__Given data__:
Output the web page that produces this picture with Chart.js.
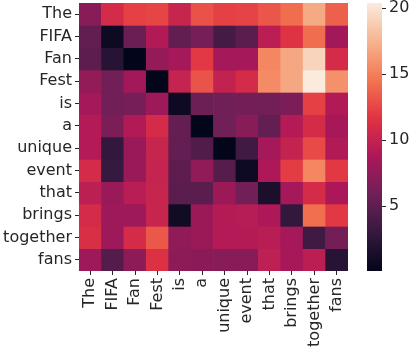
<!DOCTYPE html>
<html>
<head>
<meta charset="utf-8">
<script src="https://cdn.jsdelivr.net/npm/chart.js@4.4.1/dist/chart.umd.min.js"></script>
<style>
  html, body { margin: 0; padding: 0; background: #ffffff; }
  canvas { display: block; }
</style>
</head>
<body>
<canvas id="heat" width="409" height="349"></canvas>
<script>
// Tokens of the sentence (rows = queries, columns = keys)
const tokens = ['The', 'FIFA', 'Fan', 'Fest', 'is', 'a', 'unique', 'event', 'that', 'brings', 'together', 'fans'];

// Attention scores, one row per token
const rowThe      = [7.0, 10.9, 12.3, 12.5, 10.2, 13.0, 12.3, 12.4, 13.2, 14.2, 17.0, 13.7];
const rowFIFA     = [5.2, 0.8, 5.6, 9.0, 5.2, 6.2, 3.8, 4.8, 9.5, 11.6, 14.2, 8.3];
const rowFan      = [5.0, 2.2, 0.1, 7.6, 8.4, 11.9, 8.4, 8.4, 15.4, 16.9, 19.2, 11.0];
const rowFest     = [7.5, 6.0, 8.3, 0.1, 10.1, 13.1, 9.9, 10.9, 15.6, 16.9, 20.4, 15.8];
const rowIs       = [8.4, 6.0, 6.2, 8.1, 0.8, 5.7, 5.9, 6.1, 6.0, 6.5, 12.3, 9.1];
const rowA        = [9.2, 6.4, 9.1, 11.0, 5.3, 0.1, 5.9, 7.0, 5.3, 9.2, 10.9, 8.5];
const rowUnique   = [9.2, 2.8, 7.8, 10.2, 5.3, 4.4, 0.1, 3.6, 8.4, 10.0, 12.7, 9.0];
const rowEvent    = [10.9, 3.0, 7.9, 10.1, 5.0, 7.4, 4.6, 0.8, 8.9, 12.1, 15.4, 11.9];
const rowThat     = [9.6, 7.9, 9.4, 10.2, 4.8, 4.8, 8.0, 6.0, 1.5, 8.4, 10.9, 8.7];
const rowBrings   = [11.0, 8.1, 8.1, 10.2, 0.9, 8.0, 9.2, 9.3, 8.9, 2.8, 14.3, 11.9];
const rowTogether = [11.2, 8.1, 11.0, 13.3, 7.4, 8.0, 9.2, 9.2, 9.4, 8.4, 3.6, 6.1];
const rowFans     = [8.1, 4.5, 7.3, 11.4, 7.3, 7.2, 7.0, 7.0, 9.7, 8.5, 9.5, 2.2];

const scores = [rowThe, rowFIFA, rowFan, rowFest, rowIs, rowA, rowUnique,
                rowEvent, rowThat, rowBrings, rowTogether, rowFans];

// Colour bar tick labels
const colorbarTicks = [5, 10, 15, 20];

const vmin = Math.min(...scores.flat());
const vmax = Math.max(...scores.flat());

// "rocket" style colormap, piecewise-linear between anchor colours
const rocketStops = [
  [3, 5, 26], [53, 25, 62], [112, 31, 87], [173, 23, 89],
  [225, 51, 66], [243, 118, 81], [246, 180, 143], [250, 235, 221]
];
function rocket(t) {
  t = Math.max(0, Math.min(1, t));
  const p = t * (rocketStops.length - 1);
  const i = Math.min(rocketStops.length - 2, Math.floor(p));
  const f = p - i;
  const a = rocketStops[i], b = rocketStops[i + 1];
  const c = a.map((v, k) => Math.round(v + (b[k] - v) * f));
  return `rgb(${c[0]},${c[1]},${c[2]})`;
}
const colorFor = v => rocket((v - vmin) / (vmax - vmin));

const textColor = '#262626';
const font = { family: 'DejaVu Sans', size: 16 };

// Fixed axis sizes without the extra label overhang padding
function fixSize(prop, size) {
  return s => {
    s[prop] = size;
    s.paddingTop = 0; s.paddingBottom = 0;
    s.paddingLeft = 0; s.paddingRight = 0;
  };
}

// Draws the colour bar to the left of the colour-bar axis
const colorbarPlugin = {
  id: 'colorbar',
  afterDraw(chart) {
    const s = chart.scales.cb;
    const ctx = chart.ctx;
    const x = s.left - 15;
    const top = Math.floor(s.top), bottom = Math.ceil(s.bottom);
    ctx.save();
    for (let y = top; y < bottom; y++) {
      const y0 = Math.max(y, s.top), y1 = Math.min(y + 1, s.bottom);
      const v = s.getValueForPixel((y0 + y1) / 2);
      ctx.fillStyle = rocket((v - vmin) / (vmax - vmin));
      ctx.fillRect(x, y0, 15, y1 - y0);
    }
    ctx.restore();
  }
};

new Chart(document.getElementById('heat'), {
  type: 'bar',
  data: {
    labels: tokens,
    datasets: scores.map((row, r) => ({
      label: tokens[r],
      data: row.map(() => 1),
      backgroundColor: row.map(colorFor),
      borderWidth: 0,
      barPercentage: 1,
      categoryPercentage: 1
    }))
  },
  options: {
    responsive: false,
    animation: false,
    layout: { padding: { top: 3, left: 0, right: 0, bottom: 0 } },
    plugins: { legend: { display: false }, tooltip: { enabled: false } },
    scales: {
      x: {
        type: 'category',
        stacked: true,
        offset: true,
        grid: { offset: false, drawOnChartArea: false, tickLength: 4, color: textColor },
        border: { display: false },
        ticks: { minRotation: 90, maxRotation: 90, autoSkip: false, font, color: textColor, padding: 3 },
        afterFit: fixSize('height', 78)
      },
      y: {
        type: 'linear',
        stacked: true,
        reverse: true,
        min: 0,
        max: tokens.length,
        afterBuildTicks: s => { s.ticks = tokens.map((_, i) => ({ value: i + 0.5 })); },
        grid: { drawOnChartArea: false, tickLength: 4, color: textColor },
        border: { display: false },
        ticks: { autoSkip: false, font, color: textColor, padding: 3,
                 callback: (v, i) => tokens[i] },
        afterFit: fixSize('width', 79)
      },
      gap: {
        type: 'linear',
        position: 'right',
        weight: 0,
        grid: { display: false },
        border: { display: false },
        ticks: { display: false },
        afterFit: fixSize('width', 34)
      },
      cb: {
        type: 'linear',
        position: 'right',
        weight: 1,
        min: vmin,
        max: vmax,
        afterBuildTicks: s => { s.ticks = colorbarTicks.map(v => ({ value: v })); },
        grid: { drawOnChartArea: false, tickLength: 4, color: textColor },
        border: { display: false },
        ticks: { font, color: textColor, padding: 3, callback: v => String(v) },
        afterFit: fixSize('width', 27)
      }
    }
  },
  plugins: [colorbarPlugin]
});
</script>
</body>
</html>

__Required work__: Leave the pictures out, and print every line of the listing exactly as written.

__Solution to this exercise__:
Output the web page that produces this picture with Chart.js.
<!DOCTYPE html>
<html>
<head>
<meta charset="utf-8">
<script src="https://cdn.jsdelivr.net/npm/chart.js@4.4.1/dist/chart.umd.min.js"></script>
<style>
  html, body { margin: 0; padding: 0; background: #ffffff; }
  canvas { display: block; }
</style>
</head>
<body>
<canvas id="heat" width="409" height="349"></canvas>
<script>
// Tokens of the sentence (rows = queries, columns = keys)
const tokens = ['The', 'FIFA', 'Fan', 'Fest', 'is', 'a', 'unique', 'event', 'that', 'brings', 'together', 'fans'];

// Attention scores, one row per token
const rowThe      = [7.0, 10.9, 12.3, 12.5, 10.2, 13.0, 12.3, 12.4, 13.2, 14.2, 17.0, 13.7];
const rowFIFA     = [5.2, 0.8, 5.6, 9.0, 5.2, 6.2, 3.8, 4.8, 9.5, 11.6, 14.2, 8.3];
const rowFan      = [5.0, 2.2, 0.1, 7.6, 8.4, 11.9, 8.4, 8.4, 15.4, 16.9, 19.2, 11.0];
const rowFest     = [7.5, 6.0, 8.3, 0.1, 10.1, 13.1, 9.9, 10.9, 15.6, 16.9, 20.4, 15.8];
const rowIs       = [8.4, 6.0, 6.2, 8.1, 0.8, 5.7, 5.9, 6.1, 6.0, 6.5, 12.3, 9.1];
const rowA        = [9.2, 6.4, 9.1, 11.0, 5.3, 0.1, 5.9, 7.0, 5.3, 9.2, 10.9, 8.5];
const rowUnique   = [9.2, 2.8, 7.8, 10.2, 5.3, 4.4, 0.1, 3.6, 8.4, 10.0, 12.7, 9.0];
const rowEvent    = [10.9, 3.0, 7.9, 10.1, 5.0, 7.4, 4.6, 0.8, 8.9, 12.1, 15.4, 11.9];
const rowThat     = [9.6, 7.9, 9.4, 10.2, 4.8, 4.8, 8.0, 6.0, 1.5, 8.4, 10.9, 8.7];
const rowBrings   = [11.0, 8.1, 8.1, 10.2, 0.9, 8.0, 9.2, 9.3, 8.9, 2.8, 14.3, 11.9];
const rowTogether = [11.2, 8.1, 11.0, 13.3, 7.4, 8.0, 9.2, 9.2, 9.4, 8.4, 3.6, 6.1];
const rowFans     = [8.1, 4.5, 7.3, 11.4, 7.3, 7.2, 7.0, 7.0, 9.7, 8.5, 9.5, 2.2];

const scores = [rowThe, rowFIFA, rowFan, rowFest, rowIs, rowA, rowUnique,
                rowEvent, rowThat, rowBrings, rowTogether, rowFans];

// Colour bar tick labels
const colorbarTicks = [5, 10, 15, 20];

const vmin = Math.min(...scores.flat());
const vmax = Math.max(...scores.flat());

// "rocket" style colormap, piecewise-linear between anchor colours
const rocketStops = [
  [3, 5, 26], [53, 25, 62], [112, 31, 87], [173, 23, 89],
  [225, 51, 66], [243, 118, 81], [246, 180, 143], [250, 235, 221]
];
function rocket(t) {
  t = Math.max(0, Math.min(1, t));
  const p = t * (rocketStops.length - 1);
  const i = Math.min(rocketStops.length - 2, Math.floor(p));
  const f = p - i;
  const a = rocketStops[i], b = rocketStops[i + 1];
  const c = a.map((v, k) => Math.round(v + (b[k] - v) * f));
  return `rgb(${c[0]},${c[1]},${c[2]})`;
}
const colorFor = v => rocket((v - vmin) / (vmax - vmin));

const textColor = '#262626';
const font = { family: 'DejaVu Sans', size: 16 };

// Fixed axis sizes without the extra label overhang padding
function fixSize(prop, size) {
  return s => {
    s[prop] = size;
    s.paddingTop = 0; s.paddingBottom = 0;
    s.paddingLeft = 0; s.paddingRight = 0;
  };
}

// Draws the colour bar to the left of the colour-bar axis
const colorbarPlugin = {
  id: 'colorbar',
  afterDraw(chart) {
    const s = chart.scales.cb;
    const ctx = chart.ctx;
    const x = s.left - 15;
    const top = Math.floor(s.top), bottom = Math.ceil(s.bottom);
    ctx.save();
    for (let y = top; y < bottom; y++) {
      const y0 = Math.max(y, s.top), y1 = Math.min(y + 1, s.bottom);
      const v = s.getValueForPixel((y0 + y1) / 2);
      ctx.fillStyle = rocket((v - vmin) / (vmax - vmin));
      ctx.fillRect(x, y0, 15, y1 - y0);
    }
    ctx.restore();
  }
};

new Chart(document.getElementById('heat'), {
  type: 'bar',
  data: {
    labels: tokens,
    datasets: scores.map((row, r) => ({
      label: tokens[r],
      data: row.map(() => 1),
      backgroundColor: row.map(colorFor),
      borderWidth: 0,
      barPercentage: 1,
      categoryPercentage: 1
    }))
  },
  options: {
    responsive: false,
    animation: false,
    layout: { padding: { top: 3, left: 0, right: 0, bottom: 0 } },
    plugins: { legend: { display: false }, tooltip: { enabled: false } },
    scales: {
      x: {
        type: 'category',
        stacked: true,
        offset: true,
        grid: { offset: false, drawOnChartArea: false, tickLength: 4, color: textColor },
        border: { display: false },
        ticks: { minRotation: 90, maxRotation: 90, autoSkip: false, font, color: textColor, padding: 3 },
        afterFit: fixSize('height', 78)
      },
      y: {
        type: 'linear',
        stacked: true,
        reverse: true,
        min: 0,
        max: tokens.length,
        afterBuildTicks: s => { s.ticks = tokens.map((_, i) => ({ value: i + 0.5 })); },
        grid: { drawOnChartArea: false, tickLength: 4, color: textColor },
        border: { display: false },
        ticks: { autoSkip: false, font, color: textColor, padding: 3,
                 callback: (v, i) => tokens[i] },
        afterFit: fixSize('width', 79)
      },
      gap: {
        type: 'linear',
        position: 'right',
        weight: 0,
        grid: { display: false },
        border: { display: false },
        ticks: { display: false },
        afterFit: fixSize('width', 34)
      },
      cb: {
        type: 'linear',
        position: 'right',
        weight: 1,
        min: vmin,
        max: vmax,
        afterBuildTicks: s => { s.ticks = colorbarTicks.map(v => ({ value: v })); },
        grid: { drawOnChartArea: false, tickLength: 4, color: textColor },
        border: { display: false },
        ticks: { font, color: textColor, padding: 3, callback: v => String(v) },
        afterFit: fixSize('width', 27)
      }
    }
  },
  plugins: [colorbarPlugin]
});
</script>
</body>
</html>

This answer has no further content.